### WHAT THE TASK ASKS
From the first line of the data down to and including the line with "81.0, 82.1, 83.6]", copy everything exactly, leaving out pictures.

### GIVEN MATERIAL

------------------------------------------------

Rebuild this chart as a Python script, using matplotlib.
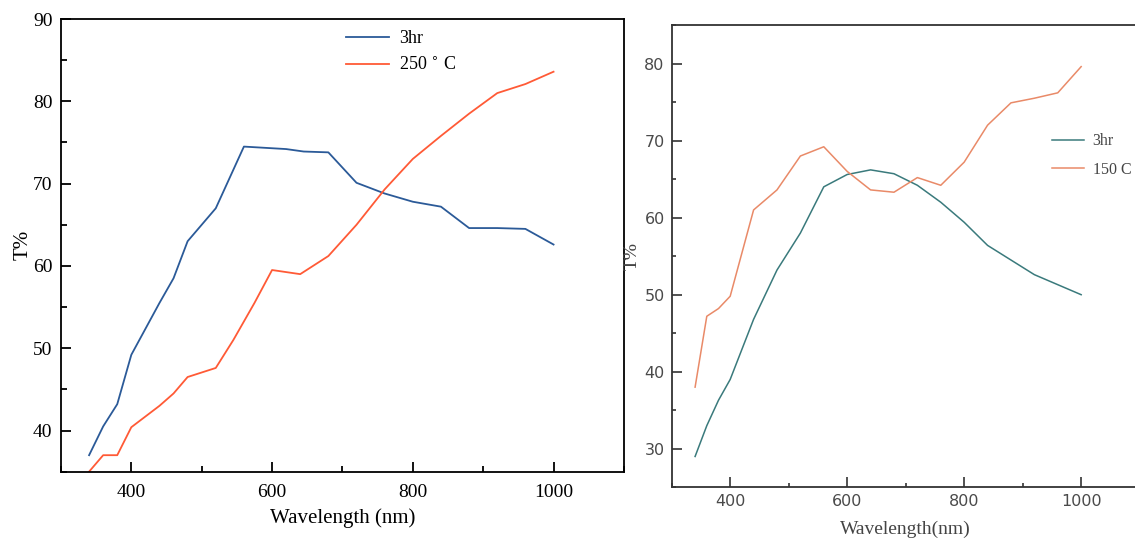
import numpy as np
import matplotlib.pyplot as plt
from matplotlib.ticker import MultipleLocator

# Left panel data (annealing time 3 hr, 250 C)
wl_left_a = [340, 360, 380, 400, 440, 460, 480, 520, 560, 580, 620, 645, 680, 720, 760, 800, 840, 880, 920, 960, 1000]
t_left_a = [37.0, 40.5, 43.2, 49.2, 55.5, 58.5, 63.0, 67.0, 74.5, 74.4, 74.2, 73.9, 73.8, 70.1, 68.8, 67.8, 67.2, 64.6, 64.6, 64.5, 62.6]

wl_left_b = [340, 360, 380, 400, 440, 460, 480, 520, 545, 575, 600, 640, 680, 720, 760, 800, 840, 880, 920, 960, 1000]
t_left_b = [35.0, 37.0, 37.0, 40.4, 43.0, 44.5, 46.5, 47.6, 51.0, 55.5, 59.5, 59.0, 61.2, 65.0, 69.3, 73.0, 75.8, 78.5, 81.0, 82.1, 83.6]

# Right panel data (3 hr, 150 C)
wl_right_a = [340, 360, 380, 400, 440, 480, 520, 560, 600, 640, 680, 720, 760, 800, 840, 880, 920, 960, 1000]
t_right_a = [29.0, 33.0, 36.3, 39.0, 46.8, 53.2, 58.0, 64.0, 65.6, 66.2, 65.7, 64.2, 62.0, 59.4, 56.4, 54.5, 52.6, 51.3, 50.0]

wl_right_b = [340, 360, 380, 400, 440, 480, 520, 560, 600, 640, 680, 720, 760, 800, 840, 880, 920, 960, 1000]
t_right_b = [38.0, 47.2, 48.2, 49.8, 61.0, 63.6, 68.0, 69.2, 66.0, 63.6, 63.3, 65.2, 64.2, 67.2, 72.0, 74.9, 75.5, 76.2, 79.6]

fig = plt.figure(figsize=(11.35, 5.44), dpi=100)

# ---- left panel ----
serif = ["Liberation Serif", "DejaVu Serif"]
ax1 = fig.add_axes([0.0537, 0.133, 0.496, 0.832])
ax1.plot(wl_left_a, t_left_a, color="#2b5a98", lw=1.3, label="3hr")
ax1.plot(wl_left_b, t_left_b, color="#ff5a36", lw=1.3, label="250 $^{\\circ}$ C")
ax1.set_xlim(300, 1100)
ax1.set_ylim(35, 90)
ax1.xaxis.set_major_locator(MultipleLocator(200))
ax1.xaxis.set_minor_locator(MultipleLocator(100))
ax1.yaxis.set_major_locator(MultipleLocator(10))
ax1.yaxis.set_minor_locator(MultipleLocator(5))
ax1.tick_params(which="both", direction="in", top=False, right=False, width=1.3)
ax1.tick_params(which="major", length=7, labelsize=14, pad=6)
ax1.tick_params(axis="x", which="major", pad=9)
ax1.tick_params(which="minor", length=4)
for lab in ax1.get_xticklabels() + ax1.get_yticklabels():
    lab.set_family(serif)
for s in ax1.spines.values():
    s.set_linewidth(1.3)
ax1.set_xlabel("Wavelength (nm)", family=serif, fontsize=15, labelpad=5)
ax1.set_ylabel("T%", family=serif, fontsize=15, labelpad=0)
ax1.legend(loc="upper left", bbox_to_anchor=(0.477, 1.012), frameon=False,
           prop={"family": serif, "size": 13}, handlelength=2.4,
           handletextpad=0.55, labelspacing=0.55)

# ---- right panel ----
grey = "#4a4a4a"
ax2 = fig.add_axes([0.5918, 0.1042, 0.4123, 0.8498])
ax2.plot(wl_right_a, t_right_a, color="#3a7a7c", lw=1.1, label="3hr")
ax2.plot(wl_right_b, t_right_b, color="#e98a68", lw=1.1, label="150 C")
ax2.set_xlim(300, 1100)
ax2.set_ylim(25, 85)
ax2.xaxis.set_major_locator(MultipleLocator(200))
ax2.xaxis.set_minor_locator(MultipleLocator(100))
ax2.yaxis.set_major_locator(MultipleLocator(10))
ax2.yaxis.set_minor_locator(MultipleLocator(5))
ax2.tick_params(which="both", direction="in", top=False, right=False,
                width=1.2, colors="#333333", labelcolor=grey)
ax2.tick_params(which="major", length=7, labelsize=11.5, pad=5)
ax2.tick_params(which="minor", length=3)
for s in ax2.spines.values():
    s.set_linewidth(1.3)
    s.set_color("#333333")
ax2.set_xlabel("Wavelength(nm)", family=serif, fontsize=14, color="#444444", labelpad=8)
ax2.set_ylabel("T%", family=serif, fontsize=14, color="#444444", labelpad=3)
ax2.legend(loc="upper left", bbox_to_anchor=(0.782, 0.797), frameon=False,
           prop={"family": serif, "size": 11.5}, handlelength=2.0,
           handletextpad=0.55, labelspacing=0.8, labelcolor="#444444")

fig.savefig("out.png", dpi=100)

------------------------------------------------

### FINAL ANSWER
Rebuild this chart as a Python script, using matplotlib.
import numpy as np
import matplotlib.pyplot as plt
from matplotlib.ticker import MultipleLocator

# Left panel data (annealing time 3 hr, 250 C)
wl_left_a = [340, 360, 380, 400, 440, 460, 480, 520, 560, 580, 620, 645, 680, 720, 760, 800, 840, 880, 920, 960, 1000]
t_left_a = [37.0, 40.5, 43.2, 49.2, 55.5, 58.5, 63.0, 67.0, 74.5, 74.4, 74.2, 73.9, 73.8, 70.1, 68.8, 67.8, 67.2, 64.6, 64.6, 64.5, 62.6]

wl_left_b = [340, 360, 380, 400, 440, 460, 480, 520, 545, 575, 600, 640, 680, 720, 760, 800, 840, 880, 920, 960, 1000]
t_left_b = [35.0, 37.0, 37.0, 40.4, 43.0, 44.5, 46.5, 47.6, 51.0, 55.5, 59.5, 59.0, 61.2, 65.0, 69.3, 73.0, 75.8, 78.5, 81.0, 82.1, 83.6]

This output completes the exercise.